The outcome of simulation is a validated and optimized process plan before any metal is poured, dramatically reducing costly trial-and-error cycles. For instance, simulation might reveal that a particular rib junction remains a hot spot. The countermeasure could be to add a small chill, increase the connecting feeder size, or slightly modify the fillet radius in the casting design.
Quality Validation and Continuous Improvement
The ultimate measure of success is the quality of the delivered sand casting product. Validation is multi-faceted:
1. Dimensional Conformance: Post-casting and post-heat-treatment, the part is subjected to full 3D optical scanning. The point cloud data is compared to the nominal CAD model, generating a color-map deviation report. This quantifies the as-cast contour accuracy and verifies the effectiveness of the applied shrinkage factors and distortion control measures. For our target component, achieving over 70% of the internal surface within the 0.5 mm tolerance band on the first trial is a significant success, with the out-of-tolerance areas providing direct feedback for pattern modification.
2. Metallurgical and Mechanical Integrity:
- Non-Destructive Testing (NDT): X-ray radiography is used to inspect for internal shrinkage, gas pores, or inclusions. Fluorescent Penetrant Inspection (FPI) checks for surface discontinuities.
- Mechanical Testing: Test bars cast from the same melt (kept blocks) are tested. More importantly, coupons sectioned from the actual casting itself (e.g., from strategically designed sacrificial extensions on the casting) provide the true measure of in-situ properties.

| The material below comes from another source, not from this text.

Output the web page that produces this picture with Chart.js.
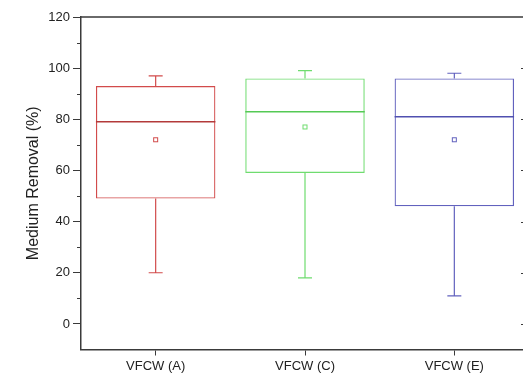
<!DOCTYPE html>
<html>
<head>
<meta charset="utf-8">
<script src="https://cdn.jsdelivr.net/npm/chart.js@4/dist/chart.umd.min.js"></script>
<style>
  html, body { margin: 0; padding: 0; background: #fff; overflow: hidden; }
  #wrap { width: 545px; height: 373px; }
</style>
</head>
<body>
<div id="wrap"><canvas id="boxChart" width="545" height="373"></canvas></div>
<script>
// Datos
const categorias = ['VFCW (A)', 'VFCW (C)', 'VFCW (E)'];
const q1 = [49, 59, 46];
const q3 = [93, 96, 96];
const medianas = [79, 83, 81];
const medias = [72, 77, 72];
const minimos = [20, 18, 11];
const maximos = [97, 99, 98];
const coloresCaja = ['#d24b4b', '#6fdc6f', '#6262be'];
const coloresMediana = ['#b33a3a', '#55c955', '#5050b0'];

const ejeColor = '#3a3a3a';

// Plugin: bigotes, medianas, medias, marco y ticks menores
const boxPlugin = {
    id: 'boxExtras',
    afterDatasetsDraw(chart) {
        const ctx = chart.ctx;
        const x = chart.scales.x;
        const y = chart.scales.y;
        const meta = chart.getDatasetMeta(0);
        ctx.save();
        categorias.forEach((c, i) => {
            const bar = meta.data[i];
            const cx = x.getPixelForValue(i);
            const half = bar.width / 2;
            const yMin = y.getPixelForValue(minimos[i]);
            const yMax = y.getPixelForValue(maximos[i]);
            const yQ1 = y.getPixelForValue(q1[i]);
            const yQ3 = y.getPixelForValue(q3[i]);
            const yMed = y.getPixelForValue(medianas[i]);
            const yMean = y.getPixelForValue(medias[i]);

            ctx.strokeStyle = coloresCaja[i];
            ctx.lineWidth = 1.2;
            ctx.beginPath();
            // bigote superior
            ctx.moveTo(cx, yQ3); ctx.lineTo(cx, yMax);
            ctx.moveTo(cx - 7, yMax); ctx.lineTo(cx + 7, yMax);
            // bigote inferior
            ctx.moveTo(cx, yQ1); ctx.lineTo(cx, yMin);
            ctx.moveTo(cx - 7, yMin); ctx.lineTo(cx + 7, yMin);
            ctx.stroke();

            // mediana
            ctx.strokeStyle = coloresMediana[i];
            ctx.lineWidth = 1.5;
            ctx.beginPath();
            ctx.moveTo(cx - half, yMed); ctx.lineTo(cx + half, yMed);
            ctx.stroke();

            // media
            ctx.strokeStyle = coloresCaja[i];
            ctx.lineWidth = 1;
            ctx.strokeRect(cx - 2, yMean - 2, 4, 4);
        });

        const area = chart.chartArea;
        ctx.strokeStyle = ejeColor;
        ctx.lineWidth = 1.5;
        ctx.beginPath();
        ctx.moveTo(area.left, area.top); ctx.lineTo(area.right, area.top);
        ctx.lineTo(area.right, area.bottom);
        ctx.stroke();

        // ticks menores eje izquierdo y ticks eje derecho
        ctx.lineWidth = 1;
        ctx.beginPath();
        for (let v = 10; v < 120; v += 20) {
            const py = Math.round(y.getPixelForValue(v)) + 0.5;
            ctx.moveTo(area.left - 4, py); ctx.lineTo(area.left, py);
        }
        for (let v = 0; v < 120; v += 20) {
            const py = Math.round(y.getPixelForValue(v)) + 0.5;
            ctx.moveTo(area.right - 8, py); ctx.lineTo(area.right, py);
        }
        ctx.stroke();
        ctx.restore();
    }
};

const chart = new Chart(document.getElementById('boxChart').getContext('2d'), {
    type: 'bar',
    data: {
        labels: categorias,
        datasets: [{
            data: categorias.map((c, i) => [q1[i], q3[i]]),
            backgroundColor: 'rgba(0,0,0,0)',
            borderColor: coloresCaja,
            borderWidth: 1.2,
            borderSkipped: false,
            barPercentage: 0.8,
            categoryPercentage: 1
        }]
    },
    options: {
        responsive: false,
        animation: false,
        layout: { padding: { top: 17, right: 16, left: 0, bottom: 0 } },
        plugins: {
            legend: { display: false },
            tooltip: { enabled: false }
        },
        scales: {
            x: {
                offset: true,
                grid: {
                    drawOnChartArea: false,
                    offset: false,
                    tickLength: 6,
                    tickColor: ejeColor
                },
                border: { color: ejeColor, width: 1.5 },
                ticks: {
                    color: '#222',
                    padding: 3,
                    font: { family: 'Liberation Sans, Arial, sans-serif', size: 13 }
                },
                afterFit(scale) { scale.height = 23.5; }
            },
            y: {
                min: -10,
                max: 120,
                grid: {
                    drawOnChartArea: false,
                    tickLength: 8,
                    tickColor: (c) => (c.tick && c.tick.value >= 0 && c.tick.value % 20 === 0) ? ejeColor : 'rgba(0,0,0,0)'
                },
                border: { color: ejeColor, width: 1.5 },
                ticks: {
                    stepSize: 10,
                    color: '#222',
                    padding: 3,
                    font: { family: 'Liberation Sans, Arial, sans-serif', size: 13 },
                    callback: (v) => (v >= 0 && v % 20 === 0) ? v : ''
                },
                title: {
                    display: true,
                    text: 'Medium Removal (%)',
                    color: '#222',
                    padding: { top: 24, bottom: 0 },
                    font: { family: 'Liberation Sans, Arial, sans-serif', size: 16 }
                },
                afterFit(scale) { scale.width = 81; }
            }
        }
    },
    plugins: [boxPlugin]
});
</script>
</body>
</html>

The results, as shown in a representative table, must meet or exceed the specifications.
| Sample Location | Test Temp. (°C) | Ultimate Tensile Strength (MPa) | Yield Strength (MPa) | Elongation (%) | Status vs. Spec |
|---|---|---|---|---|---|
| Casting Body | 20 | 384, 385 | 310, 314 | 6.0, 9.5 | Conforms |
| Casting Body | 150 | 310, 345 | 290, 315 | 4.5, 7.0 | Conforms |
| Casting Body | 200 | 315, 300 | 300, 295 | 7.5, 4.5 | Conforms |
3. The Iterative Loop: The data from the first-off casting is gold. Dimensional scan data feeds back to adjust the pattern allowances. Mechanical test results may fine-tune heat treatment parameters. NDT findings guide adjustments to gating or pouring practice. This closed-loop, data-driven approach is how yield rates for such challenging castings can be systematically raised from an initial 30-50% to a stable 80% or higher in production.
Consolidated Insights and Future Trajectory
The journey to master the precision sand casting of large, thin-walled aluminum structures consolidates into several key insights:
- Integrated Design for Manufacture (DfM): The dialogue between the product designer and the foundry engineer must begin early. Slight modifications to fillet radii, rib transitions, or the addition of minor strengthening ribs on the pattern (removed later) can dramatically improve castability without compromising function.
- Simulation-Driven Process Authority: Numerical simulation is the foundational tool for de-risking the process. It enables scientific design of the feeding and chilling system, moving far beyond empirical rules-of-thumb.
- Holistic Stress Management: Controlling distortion is not a single-step fix but a continuum: designing for balanced contraction, using conforming heat treatment fixtures, and employing intelligent machining sequencing with in-process measurement are all critical links in the chain.
- The Centrality of Data: Every casting produced is a source of data. Implementing rigorous digital capture of process parameters, scan results, and test data builds a knowledge base that accelerates learning and enables predictive quality control.
Looking forward, the potential for these technologies is vast. The focus areas for advancement include:
- Enhanced Simulation Fidelity: Coupling macroscopic casting simulation with microstructural prediction models to directly forecast mechanical properties in different sections of the casting.
- Advanced Tooling and Automation: Utilizing 3D sand printing for cores to create previously impossible internal geometries, and integrating automated, adaptive machining based on real-time scan data.
- Material Development: Tailoring aluminum alloy compositions for even better combination of castability, strength, and toughness in thin sections.
- Broader Application: Transferring this validated technological framework to other industries requiring large, complex, and lightweight metal components, such as aerospace frames, satellite structures, high-performance automotive parts, and advanced energy systems.
In conclusion, the successful production of large, thin-walled, high-strength aluminum sand casting products is a testament to the convergence of advanced design, predictive engineering, meticulous process control, and relentless validation. It transforms sand casting from a traditional art into a precision digital manufacturing discipline, capable of producing structural components that are both geometrically intricate and materially performant, opening new frontiers in lightweight engineering.